For the data below, report only the number of lines containing the string "this".

** START **

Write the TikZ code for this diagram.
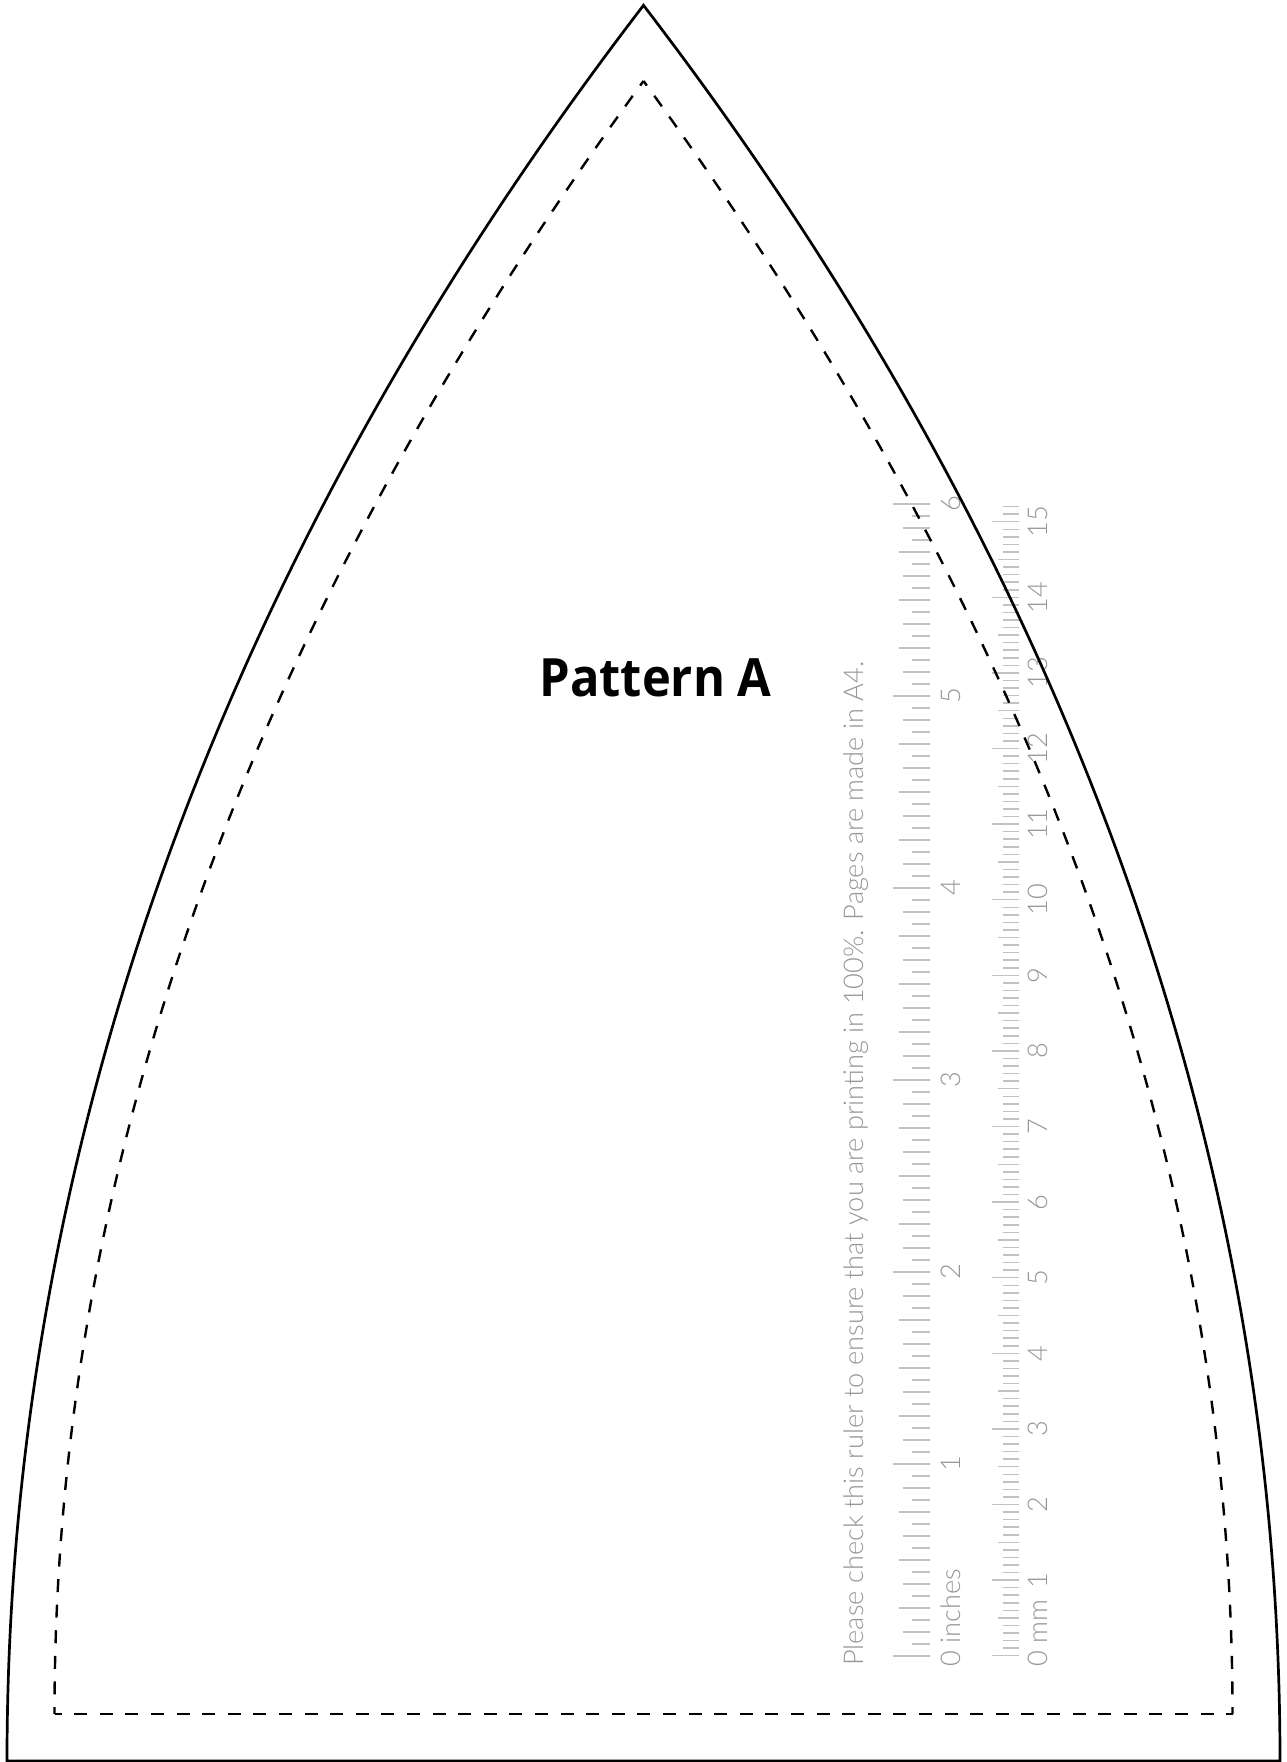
\documentclass[tikz,border=0pt]{standalone}
\usepackage{fontspec}
\newfontfamily\rulerfont{Lato Light}
\newfontfamily\titlefont{Open Sans}
\definecolor{rulergray}{HTML}{969696}
\definecolor{tickgray}{HTML}{C2C2C2}
\tikzset{
  outerline/.style={draw=black,line width=2.7pt,line join=miter},
  seam/.style={draw=black,line width=2.4pt,dash pattern=on 13pt off 12.6pt},
  tick/.style={draw=tickgray,line width=1.5pt},
  rulertext/.style={rotate=90,text=rulergray,inner sep=0pt,font=\rulerfont\fontsize{27.2}{27.2}\selectfont},
  rulernum/.style={rulertext,anchor=base},
}
\begin{document}
\begin{tikzpicture}[x=1pt,y=-1pt]
\useasboundingbox (0,0) rectangle (1287,1762);
% inch ruler
\foreach \i in {0,...,96}{
  \pgfmathsetmacro{\yy}{1656-12*\i}
  \pgfmathtruncatemacro{\aa}{mod(\i,16)}
  \pgfmathtruncatemacro{\bb}{mod(\i,4)}
  \pgfmathtruncatemacro{\cc}{mod(\i,2)}
  \pgfmathsetmacro{\xx}{\aa==0?892.7:(\bb==0?899.3:(\cc==0?902.7:911.7))}
  \draw[tick] (\xx,\yy) -- (930,\yy);
}
% mm ruler
\foreach \i in {0,...,152}{
  \pgfmathsetmacro{\yy}{1655.7-7.56*\i}
  \pgfmathtruncatemacro{\aa}{mod(\i,10)}
  \pgfmathtruncatemacro{\bb}{mod(\i,5)}
  \pgfmathsetmacro{\xx}{\aa==0?991.7:(\bb==0?998.3:1002.7)}
  \draw[tick] (\xx,\yy) -- (1019.3,\yy);
}
\node[rulertext,anchor=base west] (note) at (863,1666) {Please check this ruler to ensure that you are printing in 100\%. Pages are made in A4.};
\node[rulertext,anchor=base west] (inches) at (960,1666.7) {0 inches};
\node[rulertext,anchor=base west] (mm) at (1047,1666.7) {0 mm};
\foreach \n in {1,...,6}{
  \pgfmathsetmacro{\yy}{1656-192*\n}
  \node[rulernum] (in\n) at (960,\yy) {\n};
}
\foreach \n in {1,...,15}{
  \pgfmathsetmacro{\yy}{1655.7-75.6*\n}
  \node[rulernum] (cm\n) at (1047,\yy) {\n};
}
\node[inner sep=0pt,anchor=base,font=\titlefont\bfseries\fontsize{52.8}{52.8}\selectfont] (title) at (655.5,696) {\scalebox{0.925}[1]{Pattern A}};
% outer edge
\draw[outerline] (643.5,5.3) .. controls (187.5,600) and (7,1200) .. (7,1761)
  -- (1280,1761) .. controls (1280,1200) and (1099.5,600) .. cycle;
% seam
\draw[seam,dash phase=6pt] (54.5,1714) -- (1232.5,1714);
\draw[seam,dash phase=6pt] (54.5,1714) .. controls (54.5,1180) and (235.5,640) .. (643.5,81);
\draw[seam,dash phase=6pt] (1232.5,1714) .. controls (1232.5,1180) and (1051.5,640) .. (643.5,81);
\end{tikzpicture}
\end{document}
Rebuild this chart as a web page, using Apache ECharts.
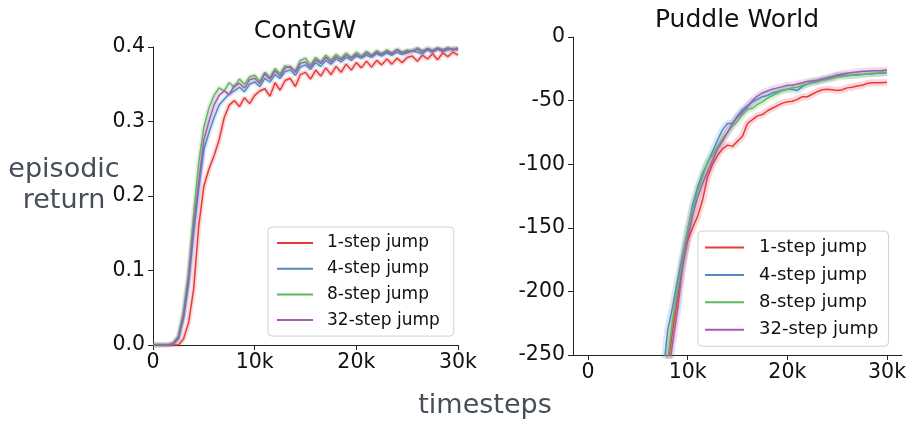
<!DOCTYPE html>
<html>
<head>
<meta charset="utf-8">
<script src="https://cdn.jsdelivr.net/npm/echarts@6/dist/echarts.min.js"></script>
<style>html,body{margin:0;padding:0;background:#fff}#c{width:909px;height:423px}</style>
</head>
<body>
<div id="c"></div>
<script>
// ---------- DATA ----------
const seriesNames = ['1-step jump', '4-step jump', '8-step jump', '32-step jump'];
const panelTitles = ['ContGW', 'Puddle World'];
const xTickValues = [0, 10000, 20000, 30000];

// ContGW (left panel)
const stepsL = [0,500,1000,1500,2000,2500,3000,3500,4000,4500,5000,5500,6000,6500,7000,7500,8000,8500,9000,9500,
  10000,10500,11000,11500,12000,12500,13000,13500,14000,14500,15000,15500,16000,16500,17000,17500,18000,18500,19000,19500,
  20000,20500,21000,21500,22000,22500,23000,23500,24000,24500,25000,25500,26000,26500,27000,27500,28000,28500,29000,29500,30000];
const redL = [0,0,0,0,0,0,0.008,0.030,0.075,0.160,0.213,0.236,0.254,0.275,0.305,0.322,
  0.328,0.320,0.332,0.324,0.335,0.341,0.344,0.334,0.352,0.342,0.355,0.358,0.347,0.363,0.366,0.357,0.369,0.361,0.372,0.363,
  0.374,0.366,0.377,0.369,0.379,0.372,0.381,0.373,0.382,0.376,0.384,0.377,0.385,0.379,0.386,0.388,0.381,0.389,0.384,0.391,
  0.383,0.392,0.387,0.393,0.389];
const blueL = [0,0,0,0,0.001,0.008,0.035,0.082,0.150,0.210,0.262,0.285,0.305,0.322,
  0.330,0.337,0.341,0.346,0.340,0.350,0.353,0.347,0.358,0.353,0.363,0.358,0.367,0.369,0.362,0.373,0.376,0.370,0.379,0.374,
  0.382,0.377,0.384,0.380,0.386,0.382,0.388,0.385,0.389,0.386,0.391,0.388,0.392,0.389,0.393,0.390,0.392,0.395,0.393,0.391,
  0.396,0.393,0.397,0.394,0.396,0.398,0.396];
const greenL = [0,0,0,0,0.003,0.012,0.045,0.097,0.175,0.245,0.292,0.318,0.335,
  0.345,0.341,0.352,0.346,0.357,0.350,0.360,0.362,0.354,0.366,0.359,0.371,0.364,0.375,0.372,0.368,0.382,0.385,0.376,0.386,
  0.380,0.389,0.383,0.390,0.385,0.392,0.386,0.393,0.388,0.394,0.389,0.395,0.391,0.396,0.392,0.397,0.393,0.396,0.394,0.399,
  0.395,0.398,0.396,0.399,0.397,0.398,0.397,0.399];
const purpleL = [0,0,0,0,0.002,0.010,0.040,0.090,0.160,0.218,0.275,0.300,0.322,0.335,
  0.341,0.336,0.348,0.351,0.345,0.356,0.358,0.351,0.364,0.357,0.368,0.361,0.372,0.374,0.366,0.378,0.380,0.373,0.383,0.378,
  0.386,0.380,0.387,0.383,0.389,0.385,0.390,0.386,0.392,0.388,0.393,0.390,0.394,0.391,0.396,0.392,0.394,0.395,0.397,0.393,
  0.398,0.394,0.398,0.395,0.399,0.396,0.398];

// Puddle World (right panel)
const stepsR = [7000,7500,8000,8500,9000,9500,10000,10500,11000,11500,12000,12500,13000,13500,14000,14500,15000,15500,16000,16500,
  17000,17500,18000,18500,19000,19500,20000,20500,21000,21500,22000,22500,23000,23500,24000,24500,25000,25500,26000,26500,
  27000,27500,28000,28500,29000,29500,30000];
const redR = [-300,-282,-258,-230,-205,-178,-160,-150,-141,-128,-110,-100,-93,-88,-85,-86,-82,-78,-68,-65,
  -62,-61,-58,-56,-54,-52,-51,-50.5,-49,-47,-47,-45,-43,-41.5,-41,-41.5,-42,-41.5,-40,-39.5,
  -38.5,-38,-36.5,-36,-36,-36,-35.5];
const blueR = [-290,-268,-230,-212,-191,-172,-152,-132,-118,-107,-99,-90,-81,-73,-68,-68,-62,-57,-54,-51,
  -49,-47,-46,-44,-43,-42,-41,-41,-42,-39,-37,-36,-35,-34,-33,-32,-30,-30,-30,-30,
  -29.5,-29.5,-29,-29,-28.5,-28.5,-28];
const greenR = [-300,-278,-255,-222,-198,-176,-152,-135,-121,-110,-98,-93,-86,-80,-75,-70,-66,-61,-57,-56,
  -53,-51,-48,-46,-44,-42,-41,-40,-39.5,-38,-37,-35.5,-35,-34,-33.5,-32.5,-31.5,-31,-30.5,-30,
  -30,-29.5,-29,-28.5,-28.5,-28,-28];
const purpleR = [-310,-290,-268,-240,-214,-180,-158,-140,-126,-115,-106,-97,-88,-82,-75,-68,-63,-59,-55,-50,
  -46.5,-44,-42.5,-41,-40,-39,-38,-38,-37,-36,-35,-34.5,-34,-33,-32,-31,-30,-29,-28.5,-28,
  -27.5,-27,-27,-26.5,-26.5,-26.5,-26];

// ---------- CHART ----------
const colors = ['#e8393b', '#4f8bc2', '#5fb85c', '#a35ab0'];
const FONT = 'DejaVu Sans';
const pairs = (xs, ys) => xs.map((x, i) => [x, ys[i]]);

const panels = [
  {steps: stepsL, vals: [redL, blueL, greenL, purpleL], band: 5},
  {steps: stepsR, vals: [redR, blueR, greenR, purpleR], band: 7}
];

const series = [];
panels.forEach((p, pi) => {
  p.vals.forEach((v, si) => {
    series.push({
      name: 'band' + pi + '_' + si, type: 'line', xAxisIndex: pi, yAxisIndex: pi,
      data: pairs(p.steps, v), showSymbol: false, symbol: 'none', silent: true,
      lineStyle: {color: colors[si], width: p.band, opacity: 0.2}, z: 1
    });
  });
  p.vals.forEach((v, si) => {
    series.push({
      name: seriesNames[si], type: 'line', xAxisIndex: pi, yAxisIndex: pi,
      data: pairs(p.steps, v), showSymbol: false, symbol: 'none',
      itemStyle: {color: colors[si]},
      lineStyle: {color: colors[si], width: 1.5}, z: 2
    });
  });
});

const axisLine = {show: true, onZero: false, lineStyle: {color: '#222', width: 1}};
const axisTick = {show: true, inside: false, length: 5, lineStyle: {color: '#222', width: 1}};
const tickLabel = {color: '#111', fontSize: 20.5, fontFamily: FONT};

const legendBase = {
  orient: 'vertical', data: seriesNames, selectedMode: false, symbolKeepAspect: true,
  backgroundColor: 'rgba(255,255,255,0.85)', borderColor: '#d0d0d0', borderWidth: 1, borderRadius: 4
};

const option = {
  backgroundColor: '#fff',
  animation: false,
  grid: [
    {left: 153, top: 47, width: 305, height: 298, containLabel: false},
    {left: 573, top: 37, width: 329, height: 318, containLabel: false}
  ],
  xAxis: [
    {type: 'value', gridIndex: 0, min: 0, max: 30000, interval: 10000,
     axisLine, axisTick, splitLine: {show: false},
     axisLabel: Object.assign({margin: 7, formatter: v => v === 0 ? '0' : (v / 1000) + 'k'}, tickLabel)},
    {type: 'value', gridIndex: 1, min: -1500, max: 31500,
     axisLine, splitLine: {show: false},
     axisTick: Object.assign({customValues: xTickValues}, axisTick),
     axisLabel: Object.assign({margin: 7, customValues: xTickValues, formatter: v => v === 0 ? '0' : (v / 1000) + 'k'}, tickLabel)}
  ],
  yAxis: [
    {type: 'value', gridIndex: 0, min: 0, max: 0.4, interval: 0.1,
     axisLine, axisTick, splitLine: {show: false},
     axisLabel: Object.assign({margin: 8, formatter: v => v.toFixed(1)}, tickLabel)},
    {type: 'value', gridIndex: 1, min: -250, max: 0, interval: 50,
     axisLine, axisTick, splitLine: {show: false},
     axisLabel: Object.assign({margin: 8, formatter: v => String(Math.round(v))}, tickLabel)}
  ],
  legend: [
    Object.assign({}, legendBase, {
      left: 268, top: 227, padding: [7, 14, 7, 9], itemWidth: 36, itemHeight: 18, itemGap: 7.7,
      icon: 'path://M0,0h36v2h-36z',
      textStyle: {fontFamily: FONT, fontSize: 17, color: '#111', lineHeight: 18, padding: [0, 0, 0, 9]}
    }),
    Object.assign({}, legendBase, {
      left: 698, top: 231, padding: [7, 10, 7, 7], itemWidth: 39, itemHeight: 19, itemGap: 8.4,
      icon: 'path://M0,0h39v2h-39z',
      textStyle: {fontFamily: FONT, fontSize: 18, color: '#111', lineHeight: 19, padding: [0, 0, 0, 10]}
    })
  ],
  graphic: [
    {type: 'text', x: 305, y: 31, style: {text: panelTitles[0], font: '25px "DejaVu Sans"', fill: '#111', textAlign: 'center', textVerticalAlign: 'middle'}},
    {type: 'text', x: 737, y: 20, style: {text: panelTitles[1], font: '25px "DejaVu Sans"', fill: '#111', textAlign: 'center', textVerticalAlign: 'middle'}},
    {type: 'text', x: 64, y: 170, style: {text: 'episodic', font: '27px "DejaVu Sans"', fill: '#464e5a', textAlign: 'center', textVerticalAlign: 'middle'}},
    {type: 'text', x: 64, y: 201, style: {text: 'return', font: '27px "DejaVu Sans"', fill: '#464e5a', textAlign: 'center', textVerticalAlign: 'middle'}},
    {type: 'text', x: 485, y: 406, style: {text: 'timesteps', font: '27px "DejaVu Sans"', fill: '#464e5a', textAlign: 'center', textVerticalAlign: 'middle'}}
  ],
  series
};

const chart = echarts.init(document.getElementById('c'), null, {renderer: 'canvas'});
chart.setOption(option);
</script>
</body>
</html>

** END **

* Finished exercise *
3